-- START OF Input for this task --
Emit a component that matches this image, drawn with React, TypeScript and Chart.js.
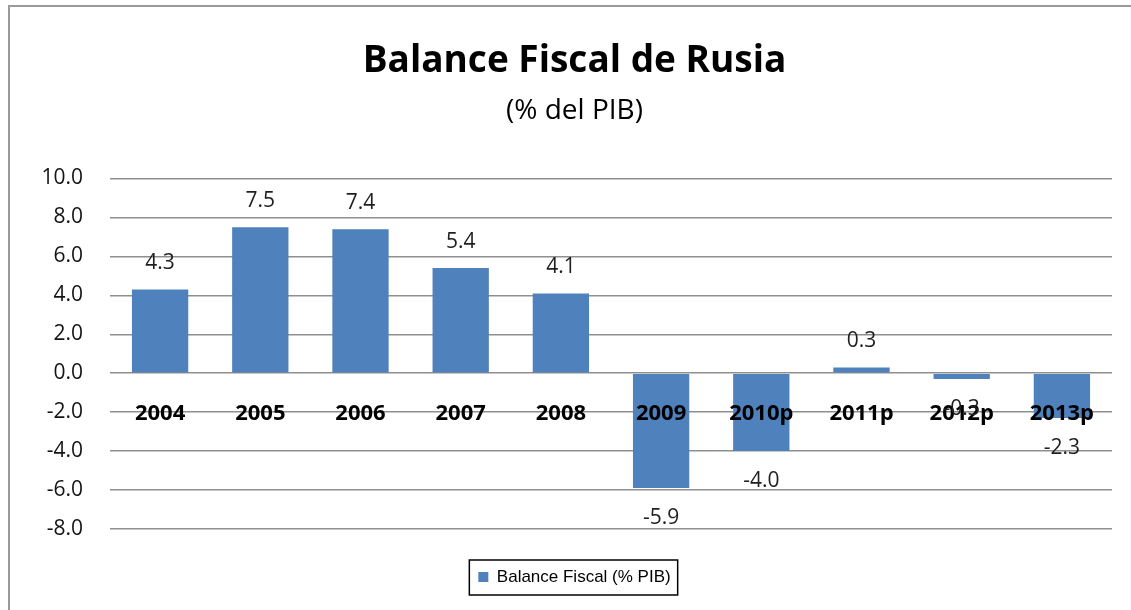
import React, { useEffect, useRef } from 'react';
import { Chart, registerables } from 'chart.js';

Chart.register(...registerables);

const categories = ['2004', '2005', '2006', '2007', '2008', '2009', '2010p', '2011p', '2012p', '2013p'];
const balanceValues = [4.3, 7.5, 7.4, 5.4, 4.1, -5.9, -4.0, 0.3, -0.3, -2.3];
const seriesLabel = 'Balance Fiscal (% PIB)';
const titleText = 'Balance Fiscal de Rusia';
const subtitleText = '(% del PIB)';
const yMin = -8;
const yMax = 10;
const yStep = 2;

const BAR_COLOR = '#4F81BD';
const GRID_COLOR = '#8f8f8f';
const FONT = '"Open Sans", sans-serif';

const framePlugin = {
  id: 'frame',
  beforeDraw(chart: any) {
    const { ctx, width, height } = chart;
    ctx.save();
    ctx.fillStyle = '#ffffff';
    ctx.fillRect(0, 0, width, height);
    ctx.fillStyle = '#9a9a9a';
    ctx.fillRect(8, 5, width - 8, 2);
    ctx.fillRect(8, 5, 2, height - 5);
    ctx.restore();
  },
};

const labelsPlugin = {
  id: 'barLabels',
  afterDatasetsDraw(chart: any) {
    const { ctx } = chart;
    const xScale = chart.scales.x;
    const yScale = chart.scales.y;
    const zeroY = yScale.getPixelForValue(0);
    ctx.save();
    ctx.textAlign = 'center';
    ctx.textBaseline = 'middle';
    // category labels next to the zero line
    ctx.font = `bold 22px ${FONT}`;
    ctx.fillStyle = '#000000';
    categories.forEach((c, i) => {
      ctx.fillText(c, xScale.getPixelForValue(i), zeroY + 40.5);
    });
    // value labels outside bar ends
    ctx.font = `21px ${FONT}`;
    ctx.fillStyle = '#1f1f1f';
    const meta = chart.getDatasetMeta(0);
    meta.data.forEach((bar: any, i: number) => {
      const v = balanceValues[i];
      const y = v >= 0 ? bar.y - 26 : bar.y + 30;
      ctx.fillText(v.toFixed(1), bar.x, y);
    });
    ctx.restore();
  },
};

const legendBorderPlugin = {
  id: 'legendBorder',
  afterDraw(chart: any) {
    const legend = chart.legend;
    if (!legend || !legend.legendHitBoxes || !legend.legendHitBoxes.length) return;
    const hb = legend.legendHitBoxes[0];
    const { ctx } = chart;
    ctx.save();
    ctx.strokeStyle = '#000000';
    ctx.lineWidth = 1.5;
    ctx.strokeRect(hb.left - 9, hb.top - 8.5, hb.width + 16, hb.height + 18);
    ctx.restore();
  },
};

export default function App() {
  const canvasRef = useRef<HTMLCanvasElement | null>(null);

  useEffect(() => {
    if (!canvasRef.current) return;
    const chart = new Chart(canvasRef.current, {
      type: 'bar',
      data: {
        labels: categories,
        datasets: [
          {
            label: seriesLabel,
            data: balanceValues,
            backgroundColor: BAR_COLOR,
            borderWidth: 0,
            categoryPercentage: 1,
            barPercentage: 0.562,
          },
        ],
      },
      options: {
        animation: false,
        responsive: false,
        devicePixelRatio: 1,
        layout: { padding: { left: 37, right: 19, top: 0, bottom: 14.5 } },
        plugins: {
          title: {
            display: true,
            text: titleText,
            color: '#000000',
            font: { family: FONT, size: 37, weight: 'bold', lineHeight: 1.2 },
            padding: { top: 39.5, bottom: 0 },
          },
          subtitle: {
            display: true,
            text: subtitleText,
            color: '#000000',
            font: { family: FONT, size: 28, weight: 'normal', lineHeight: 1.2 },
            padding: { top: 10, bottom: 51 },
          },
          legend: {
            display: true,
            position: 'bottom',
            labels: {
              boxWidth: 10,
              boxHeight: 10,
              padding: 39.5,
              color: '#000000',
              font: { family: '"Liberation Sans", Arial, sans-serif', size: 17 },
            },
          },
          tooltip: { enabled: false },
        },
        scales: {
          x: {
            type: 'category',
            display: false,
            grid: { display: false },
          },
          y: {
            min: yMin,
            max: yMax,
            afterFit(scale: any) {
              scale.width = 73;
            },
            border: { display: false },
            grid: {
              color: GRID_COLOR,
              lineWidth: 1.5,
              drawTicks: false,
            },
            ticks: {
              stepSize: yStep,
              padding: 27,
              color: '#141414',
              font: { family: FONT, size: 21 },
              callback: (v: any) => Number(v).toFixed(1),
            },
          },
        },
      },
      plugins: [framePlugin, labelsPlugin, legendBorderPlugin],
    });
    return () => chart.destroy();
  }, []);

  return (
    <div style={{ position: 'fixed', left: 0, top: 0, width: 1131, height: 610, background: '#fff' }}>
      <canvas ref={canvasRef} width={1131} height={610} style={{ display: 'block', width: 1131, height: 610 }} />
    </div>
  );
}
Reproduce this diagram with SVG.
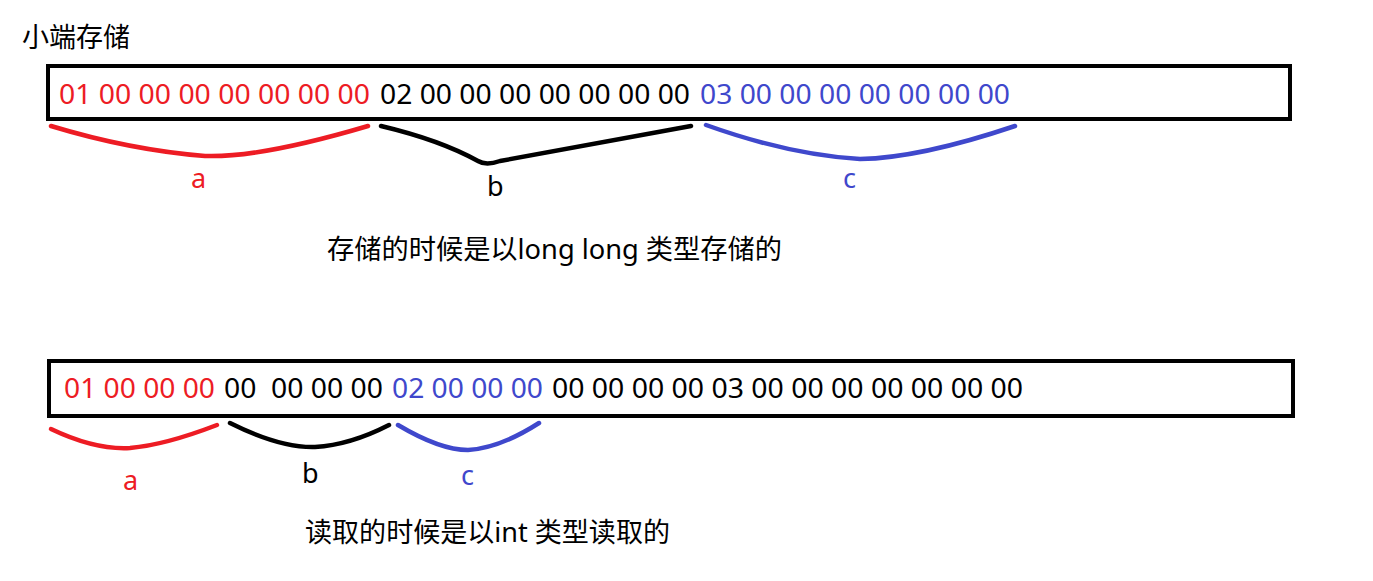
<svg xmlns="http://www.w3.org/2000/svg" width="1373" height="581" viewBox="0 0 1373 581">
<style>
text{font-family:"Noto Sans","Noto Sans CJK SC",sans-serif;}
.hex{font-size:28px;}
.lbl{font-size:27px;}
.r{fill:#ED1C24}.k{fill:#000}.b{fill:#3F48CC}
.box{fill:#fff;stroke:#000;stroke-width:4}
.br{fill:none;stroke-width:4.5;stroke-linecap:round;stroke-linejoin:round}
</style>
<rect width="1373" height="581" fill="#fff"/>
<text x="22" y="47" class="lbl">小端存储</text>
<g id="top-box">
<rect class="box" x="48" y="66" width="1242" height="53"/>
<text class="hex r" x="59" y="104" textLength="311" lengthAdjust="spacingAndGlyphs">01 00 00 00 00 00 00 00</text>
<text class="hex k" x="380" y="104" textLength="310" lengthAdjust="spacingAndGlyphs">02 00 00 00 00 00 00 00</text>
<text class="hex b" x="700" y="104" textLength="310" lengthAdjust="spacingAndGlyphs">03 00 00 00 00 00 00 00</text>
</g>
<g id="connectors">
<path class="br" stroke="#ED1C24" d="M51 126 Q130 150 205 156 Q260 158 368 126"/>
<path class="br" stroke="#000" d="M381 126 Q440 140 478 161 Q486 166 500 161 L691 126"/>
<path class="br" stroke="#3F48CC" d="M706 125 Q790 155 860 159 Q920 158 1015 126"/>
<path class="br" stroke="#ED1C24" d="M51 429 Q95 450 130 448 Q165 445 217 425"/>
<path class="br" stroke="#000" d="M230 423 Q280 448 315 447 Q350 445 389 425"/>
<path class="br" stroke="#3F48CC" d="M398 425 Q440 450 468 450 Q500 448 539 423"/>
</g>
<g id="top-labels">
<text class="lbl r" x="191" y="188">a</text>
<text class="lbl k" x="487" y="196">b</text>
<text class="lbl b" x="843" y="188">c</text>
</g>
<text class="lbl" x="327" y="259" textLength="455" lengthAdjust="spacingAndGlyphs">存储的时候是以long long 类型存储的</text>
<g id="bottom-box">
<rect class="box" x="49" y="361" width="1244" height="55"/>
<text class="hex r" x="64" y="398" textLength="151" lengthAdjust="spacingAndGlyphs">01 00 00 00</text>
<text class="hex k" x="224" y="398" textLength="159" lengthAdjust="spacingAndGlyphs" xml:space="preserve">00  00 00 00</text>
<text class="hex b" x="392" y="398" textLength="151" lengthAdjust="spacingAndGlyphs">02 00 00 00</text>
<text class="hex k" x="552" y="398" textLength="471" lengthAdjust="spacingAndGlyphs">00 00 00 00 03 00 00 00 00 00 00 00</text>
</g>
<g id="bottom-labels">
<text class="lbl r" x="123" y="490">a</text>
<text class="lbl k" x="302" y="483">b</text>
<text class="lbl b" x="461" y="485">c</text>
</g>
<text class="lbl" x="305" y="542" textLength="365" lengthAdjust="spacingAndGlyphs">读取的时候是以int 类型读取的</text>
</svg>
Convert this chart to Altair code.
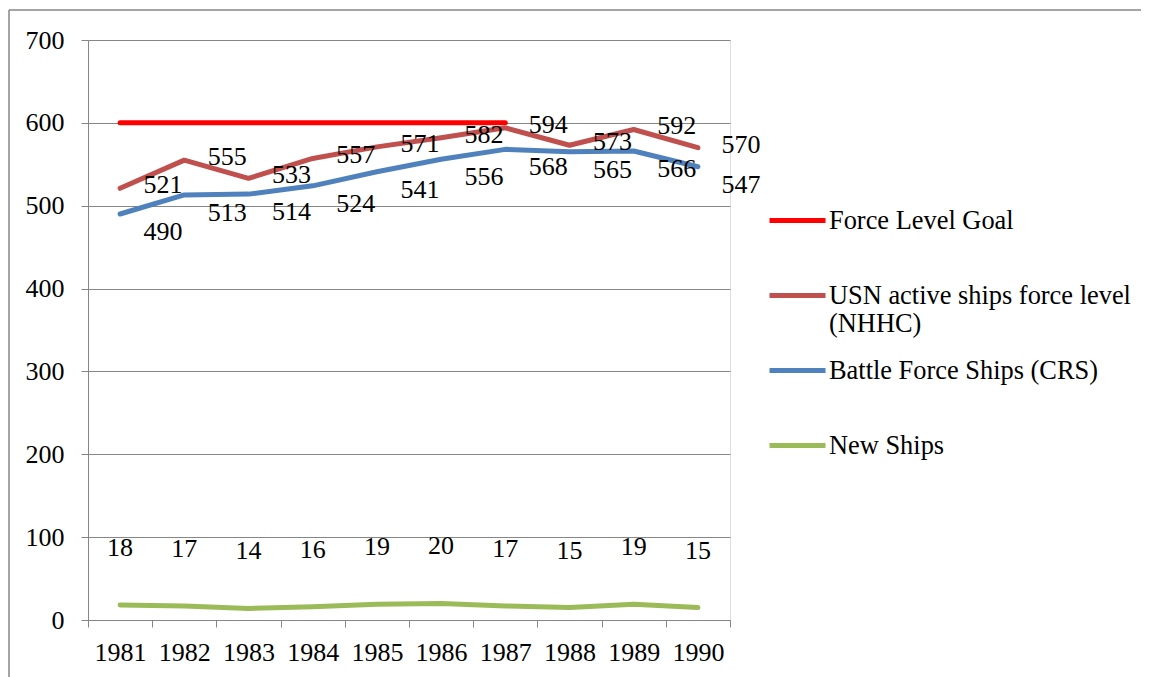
-- END OF Input for this task --
### What the task requires
Pictures do not belong in the copy. Repeat only the lines from the top of the records through the line containing "Chart.register(...registerables);".

### Result of this task
Emit a component that matches this image, drawn with React, TypeScript and Chart.js.
import React, { useEffect, useRef } from 'react';
import { Chart, registerables } from 'chart.js';

Chart.register(...registerables);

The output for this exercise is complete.